Given instruction
Print every entry word for word, but omit the pictures.
begin
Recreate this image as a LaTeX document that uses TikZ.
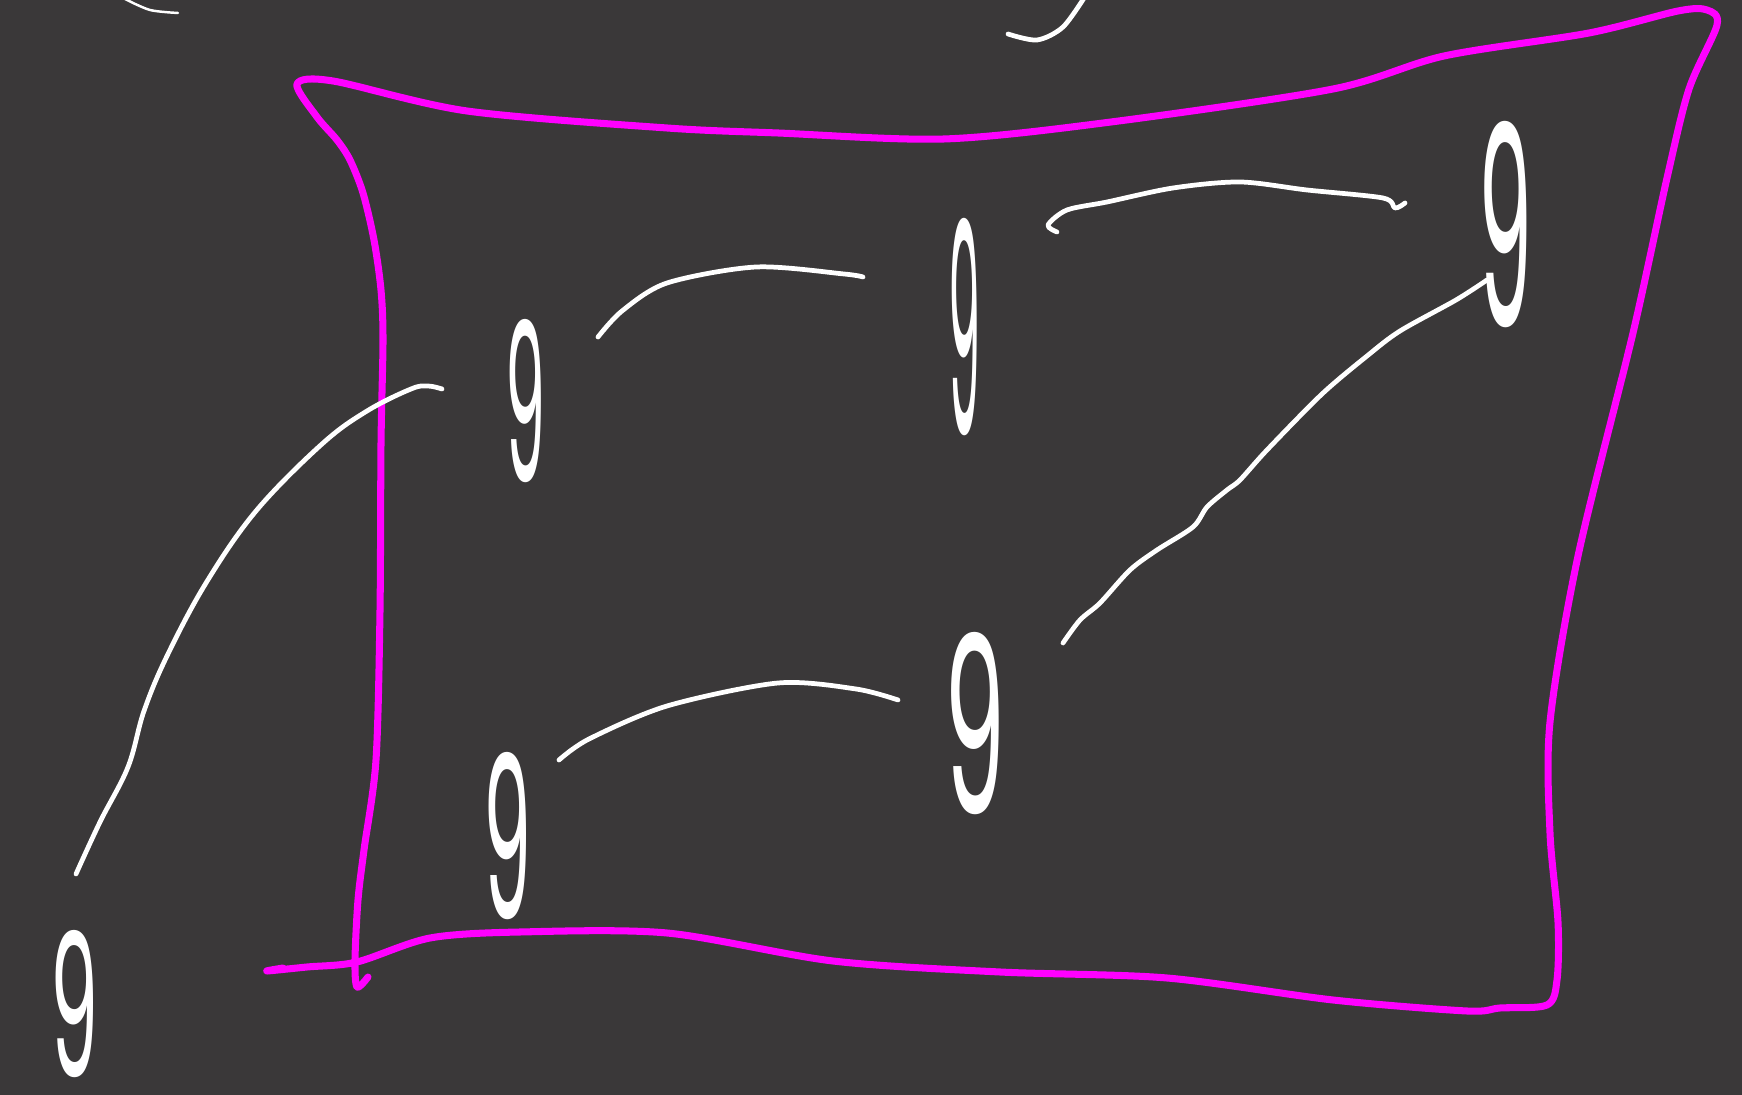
\documentclass[tikz,border=0pt]{standalone}
\usepackage{graphicx}
\usepackage{fontspec}
\newfontfamily\ninefont{Poppins}
\definecolor{bg}{RGB}{58,56,57}
\definecolor{mag}{RGB}{255,0,255}
\newcommand{\ninedigit}[2]{\resizebox{#1}{#2}{\ninefont 9}}
\begin{document}
\begin{tikzpicture}[x=0.01cm,y=0.01cm,
  wline/.style={draw=white,line width=1.35pt,line cap=round,line join=round},
  thinw/.style={draw=white,line width=0.7pt,line cap=round},
  mline/.style={draw=mag,line width=2pt,line cap=round,line join=round},
  digit/.style={text=white,inner sep=0pt,outer sep=0pt,anchor=south west}]
\fill[bg] (0,0) rectangle (1742,-1095);
\useasboundingbox (0,0) rectangle (1742,-1095);

% magenta boundary
\draw[mline] plot[smooth,tension=0.5] coordinates {(368,-977) (357,-987) (355,-960) (358,-900) (364,-850) (376,-760) (380,-611) (381,-444) (383,-340) (381,-290) (374,-240) (363,-193) (350,-160) (337,-140) (317,-117) (297,-84)
 (333,-81) (467,-111) (667,-128) (778,-133) (944,-139) (1111,-122) (1333,-89) (1444,-56) (1589,-33) (1678,-11) (1707,-10) (1717,-25) (1689,-89) (1667,-178) (1633,-333) (1578,-556) (1550,-722) (1550,-833) (1558,-922) (1557,-980) (1547,-1005) (1500,-1008) (1467,-1011) (1333,-1000) (1167,-978) (1000,-972) (833,-961) (667,-933) (520,-932) (430,-938) (357,-962) (307,-967) (267,-971) (283,-968)};

% fragments at top edge
\coordinate (f1a) at (125,1);
\coordinate (f1b) at (178,-13);
\draw[thinw] plot[smooth] coordinates {(f1a) (150,-10) (f1b)};
\coordinate (f2a) at (1008,-34);
\coordinate (f2b) at (1086,5);
\draw[wline] plot[smooth] coordinates {(f2a) (1037,-40) (1063,-27) (f2b)};

% digits
\node[digit] (n1) at (505,-483) {\ninedigit{0.40cm}{1.63cm}};
\node[digit] (n2) at (948,-436) {\ninedigit{0.32cm}{2.17cm}};
\node[digit] (n3) at (1478,-328) {\ninedigit{0.54cm}{2.06cm}};
\node[digit] (n4) at (944,-815) {\ninedigit{0.61cm}{1.82cm}};
\node[digit] (n5) at (483,-920) {\ninedigit{0.48cm}{1.67cm}};
\node[digit] (n6) at (50,-1078) {\ninedigit{0.48cm}{1.47cm}};

% connectors
\coordinate (a1) at (76,-874);
\coordinate (a2) at (442,-389);
\draw[wline] plot[smooth,tension=0.6] coordinates {(a1) (100,-822) (128,-767) (144,-711) (167,-656) (206,-583) (256,-511) (322,-444) (367,-411) (411,-389) (428,-386) (a2)};

\coordinate (b1) at (598,-337);
\coordinate (b2) at (863,-277);
\draw[wline] plot[smooth] coordinates {(b1) (622,-311) (667,-283) (756,-267) (844,-274) (b2)};

\coordinate (c1) at (1057,-232);
\coordinate (c2) at (1405,-203);
\draw[wline] plot[smooth,tension=0.5] coordinates {(c1) (1048,-225) (1067,-210) (1107,-202) (1173,-188) (1240,-182) (1307,-190) (1383,-198) (1395,-208) (c2)};

\coordinate (d1) at (1063,-643);
\coordinate (d2) at (1487,-280);
\draw[wline] plot[smooth,tension=0.5] coordinates {(d1) (1080,-620) (1100,-603) (1130,-570) (1157,-550) (1193,-527) (1207,-507) (1227,-490) (1240,-480) (1267,-450) (1322,-394) (1367,-356) (1400,-331) (1456,-300) (d2)};

\coordinate (e1) at (559,-760);
\coordinate (e2) at (898,-700);
\draw[wline] plot[smooth] coordinates {(e1) (589,-739) (667,-706) (778,-683) (856,-689) (e2)};
\end{tikzpicture}
\end{document}
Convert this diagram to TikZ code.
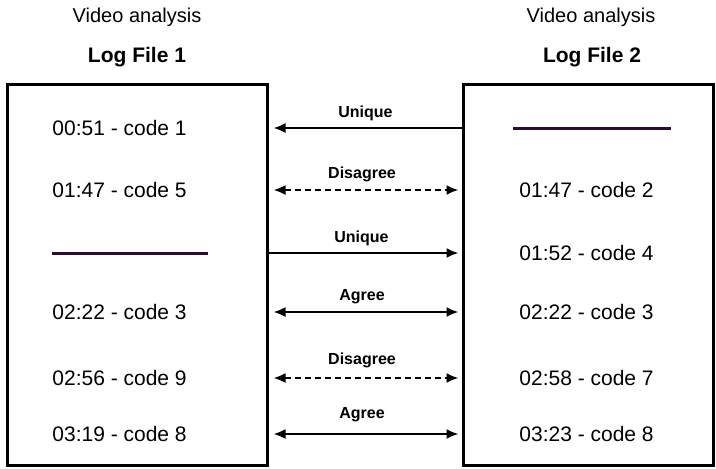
\documentclass[tikz,border=0pt]{standalone}
\usepackage{fontspec}
\setmainfont{Liberation Sans}
\usetikzlibrary{arrows.meta}
\definecolor{gapline}{HTML}{2B0A33}
\begin{document}
\begin{tikzpicture}[x=0.5pt, y=-0.5pt,
    logbox/.style={draw, line width=1.5pt, minimum height=190.5pt, inner sep=0pt},
    entry/.style={anchor=west, font=\fontsize{10.5}{13}\selectfont, inner sep=0pt},
    head/.style={font=\fontsize{10}{12}\selectfont},
    headb/.style={font=\fontsize{10.5}{12}\selectfont\bfseries},
    tag/.style={font=\fontsize{8}{9}\selectfont\bfseries},
    link/.style={line width=1pt, >={Latex[length=6pt,width=5pt]}},
    maybe/.style={link, dash pattern=on 3pt off 2pt},
    gap/.style={line width=1.5pt, gapline}]
    \useasboundingbox (0,0) rectangle (716,468);

    % Titles
    \node[head] (h1) at (137,17) {Video analysis};
    \node[headb] (f1) at (137,57) {Log File 1};
    \node[head] (h2) at (591,17) {Video analysis};
    \node[headb] (f2) at (592,57) {Log File 2};

    % Boxes
    \node[logbox, minimum width=130pt] (box1) at (137,274.5) {};
    \node[logbox, minimum width=125pt] (box2) at (588,274.5) {};

    % Log file 1
    \node[entry] (l1) at (52,128) {00:51 - code 1};
    \node[entry] (l2) at (52,190) {01:47 - code 5};
    \coordinate (l3) at (52,253);
    \draw[gap] (l3) -- (208,253);
    \node[entry] (l4) at (52,312) {02:22 - code 3};
    \node[entry] (l5) at (52,378) {02:56 - code 9};
    \node[entry] (l6) at (52,434) {03:19 - code 8};

    % Log file 2
    \coordinate (r1) at (513,128);
    \draw[gap] (r1) -- (671,128);
    \node[entry] (r2) at (519,190) {01:47 - code 2};
    \node[entry] (r3) at (519,253) {01:52 - code 4};
    \node[entry] (r4) at (519,312) {02:22 - code 3};
    \node[entry] (r5) at (519,378) {02:58 - code 7};
    \node[entry] (r6) at (519,434) {03:23 - code 8};

    % Comparaison
    \draw[link, <-] ([xshift=2.5pt]box1.east |- l1) -- (box2.west |- r1)
        node[tag, midway, above, xshift=-1pt] {Unique};
    \draw[maybe, <->] ([xshift=2.5pt]box1.east |- l2) -- ([xshift=-1.5pt]box2.west |- r2)
        node[tag, midway, above, xshift=-2pt] {Disagree};
    \draw[link, ->] (box1.east |- l3) -- ([xshift=-1.5pt]box2.west |- r3)
        node[tag, midway, above, xshift=-1pt] {Unique};
    \draw[link, <->] ([xshift=2.5pt]box1.east |- l4) -- ([xshift=-1.5pt]box2.west |- r4)
        node[tag, midway, above, xshift=-2pt] {Agree};
    \draw[maybe, <->] ([xshift=2.5pt]box1.east |- l5) -- ([xshift=-1.5pt]box2.west |- r5)
        node[tag, midway, above, xshift=-2pt, yshift=1pt] {Disagree};
    \draw[link, <->] ([xshift=2.5pt]box1.east |- l6) -- ([xshift=-1.5pt]box2.west |- r6)
        node[tag, midway, above, xshift=-2pt, yshift=2pt] {Agree};
\end{tikzpicture}
\end{document}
end
Worked solution
Recreate this image as a LaTeX document that uses TikZ.
\documentclass[tikz,border=0pt]{standalone}
\usepackage{graphicx}
\usepackage{fontspec}
\newfontfamily\ninefont{Poppins}
\definecolor{bg}{RGB}{58,56,57}
\definecolor{mag}{RGB}{255,0,255}
\newcommand{\ninedigit}[2]{\resizebox{#1}{#2}{\ninefont 9}}
\begin{document}
\begin{tikzpicture}[x=0.01cm,y=0.01cm,
  wline/.style={draw=white,line width=1.35pt,line cap=round,line join=round},
  thinw/.style={draw=white,line width=0.7pt,line cap=round},
  mline/.style={draw=mag,line width=2pt,line cap=round,line join=round},
  digit/.style={text=white,inner sep=0pt,outer sep=0pt,anchor=south west}]
\fill[bg] (0,0) rectangle (1742,-1095);
\useasboundingbox (0,0) rectangle (1742,-1095);

% magenta boundary
\draw[mline] plot[smooth,tension=0.5] coordinates {(368,-977) (357,-987) (355,-960) (358,-900) (364,-850) (376,-760) (380,-611) (381,-444) (383,-340) (381,-290) (374,-240) (363,-193) (350,-160) (337,-140) (317,-117) (297,-84)
 (333,-81) (467,-111) (667,-128) (778,-133) (944,-139) (1111,-122) (1333,-89) (1444,-56) (1589,-33) (1678,-11) (1707,-10) (1717,-25) (1689,-89) (1667,-178) (1633,-333) (1578,-556) (1550,-722) (1550,-833) (1558,-922) (1557,-980) (1547,-1005) (1500,-1008) (1467,-1011) (1333,-1000) (1167,-978) (1000,-972) (833,-961) (667,-933) (520,-932) (430,-938) (357,-962) (307,-967) (267,-971) (283,-968)};

% fragments at top edge
\coordinate (f1a) at (125,1);
\coordinate (f1b) at (178,-13);
\draw[thinw] plot[smooth] coordinates {(f1a) (150,-10) (f1b)};
\coordinate (f2a) at (1008,-34);
\coordinate (f2b) at (1086,5);
\draw[wline] plot[smooth] coordinates {(f2a) (1037,-40) (1063,-27) (f2b)};

% digits
\node[digit] (n1) at (505,-483) {\ninedigit{0.40cm}{1.63cm}};
\node[digit] (n2) at (948,-436) {\ninedigit{0.32cm}{2.17cm}};
\node[digit] (n3) at (1478,-328) {\ninedigit{0.54cm}{2.06cm}};
\node[digit] (n4) at (944,-815) {\ninedigit{0.61cm}{1.82cm}};
\node[digit] (n5) at (483,-920) {\ninedigit{0.48cm}{1.67cm}};
\node[digit] (n6) at (50,-1078) {\ninedigit{0.48cm}{1.47cm}};

% connectors
\coordinate (a1) at (76,-874);
\coordinate (a2) at (442,-389);
\draw[wline] plot[smooth,tension=0.6] coordinates {(a1) (100,-822) (128,-767) (144,-711) (167,-656) (206,-583) (256,-511) (322,-444) (367,-411) (411,-389) (428,-386) (a2)};

\coordinate (b1) at (598,-337);
\coordinate (b2) at (863,-277);
\draw[wline] plot[smooth] coordinates {(b1) (622,-311) (667,-283) (756,-267) (844,-274) (b2)};

\coordinate (c1) at (1057,-232);
\coordinate (c2) at (1405,-203);
\draw[wline] plot[smooth,tension=0.5] coordinates {(c1) (1048,-225) (1067,-210) (1107,-202) (1173,-188) (1240,-182) (1307,-190) (1383,-198) (1395,-208) (c2)};

\coordinate (d1) at (1063,-643);
\coordinate (d2) at (1487,-280);
\draw[wline] plot[smooth,tension=0.5] coordinates {(d1) (1080,-620) (1100,-603) (1130,-570) (1157,-550) (1193,-527) (1207,-507) (1227,-490) (1240,-480) (1267,-450) (1322,-394) (1367,-356) (1400,-331) (1456,-300) (d2)};

\coordinate (e1) at (559,-760);
\coordinate (e2) at (898,-700);
\draw[wline] plot[smooth] coordinates {(e1) (589,-739) (667,-706) (778,-683) (856,-689) (e2)};
\end{tikzpicture}
\end{document}
Convert this diagram to TikZ code.
\documentclass[tikz,border=0pt]{standalone}
\usepackage{fontspec}
\setmainfont{Liberation Sans}
\usetikzlibrary{arrows.meta}
\definecolor{gapline}{HTML}{2B0A33}
\begin{document}
\begin{tikzpicture}[x=0.5pt, y=-0.5pt,
    logbox/.style={draw, line width=1.5pt, minimum height=190.5pt, inner sep=0pt},
    entry/.style={anchor=west, font=\fontsize{10.5}{13}\selectfont, inner sep=0pt},
    head/.style={font=\fontsize{10}{12}\selectfont},
    headb/.style={font=\fontsize{10.5}{12}\selectfont\bfseries},
    tag/.style={font=\fontsize{8}{9}\selectfont\bfseries},
    link/.style={line width=1pt, >={Latex[length=6pt,width=5pt]}},
    maybe/.style={link, dash pattern=on 3pt off 2pt},
    gap/.style={line width=1.5pt, gapline}]
    \useasboundingbox (0,0) rectangle (716,468);

    % Titles
    \node[head] (h1) at (137,17) {Video analysis};
    \node[headb] (f1) at (137,57) {Log File 1};
    \node[head] (h2) at (591,17) {Video analysis};
    \node[headb] (f2) at (592,57) {Log File 2};

    % Boxes
    \node[logbox, minimum width=130pt] (box1) at (137,274.5) {};
    \node[logbox, minimum width=125pt] (box2) at (588,274.5) {};

    % Log file 1
    \node[entry] (l1) at (52,128) {00:51 - code 1};
    \node[entry] (l2) at (52,190) {01:47 - code 5};
    \coordinate (l3) at (52,253);
    \draw[gap] (l3) -- (208,253);
    \node[entry] (l4) at (52,312) {02:22 - code 3};
    \node[entry] (l5) at (52,378) {02:56 - code 9};
    \node[entry] (l6) at (52,434) {03:19 - code 8};

    % Log file 2
    \coordinate (r1) at (513,128);
    \draw[gap] (r1) -- (671,128);
    \node[entry] (r2) at (519,190) {01:47 - code 2};
    \node[entry] (r3) at (519,253) {01:52 - code 4};
    \node[entry] (r4) at (519,312) {02:22 - code 3};
    \node[entry] (r5) at (519,378) {02:58 - code 7};
    \node[entry] (r6) at (519,434) {03:23 - code 8};

    % Comparaison
    \draw[link, <-] ([xshift=2.5pt]box1.east |- l1) -- (box2.west |- r1)
        node[tag, midway, above, xshift=-1pt] {Unique};
    \draw[maybe, <->] ([xshift=2.5pt]box1.east |- l2) -- ([xshift=-1.5pt]box2.west |- r2)
        node[tag, midway, above, xshift=-2pt] {Disagree};
    \draw[link, ->] (box1.east |- l3) -- ([xshift=-1.5pt]box2.west |- r3)
        node[tag, midway, above, xshift=-1pt] {Unique};
    \draw[link, <->] ([xshift=2.5pt]box1.east |- l4) -- ([xshift=-1.5pt]box2.west |- r4)
        node[tag, midway, above, xshift=-2pt] {Agree};
    \draw[maybe, <->] ([xshift=2.5pt]box1.east |- l5) -- ([xshift=-1.5pt]box2.west |- r5)
        node[tag, midway, above, xshift=-2pt, yshift=1pt] {Disagree};
    \draw[link, <->] ([xshift=2.5pt]box1.east |- l6) -- ([xshift=-1.5pt]box2.west |- r6)
        node[tag, midway, above, xshift=-2pt, yshift=2pt] {Agree};
\end{tikzpicture}
\end{document}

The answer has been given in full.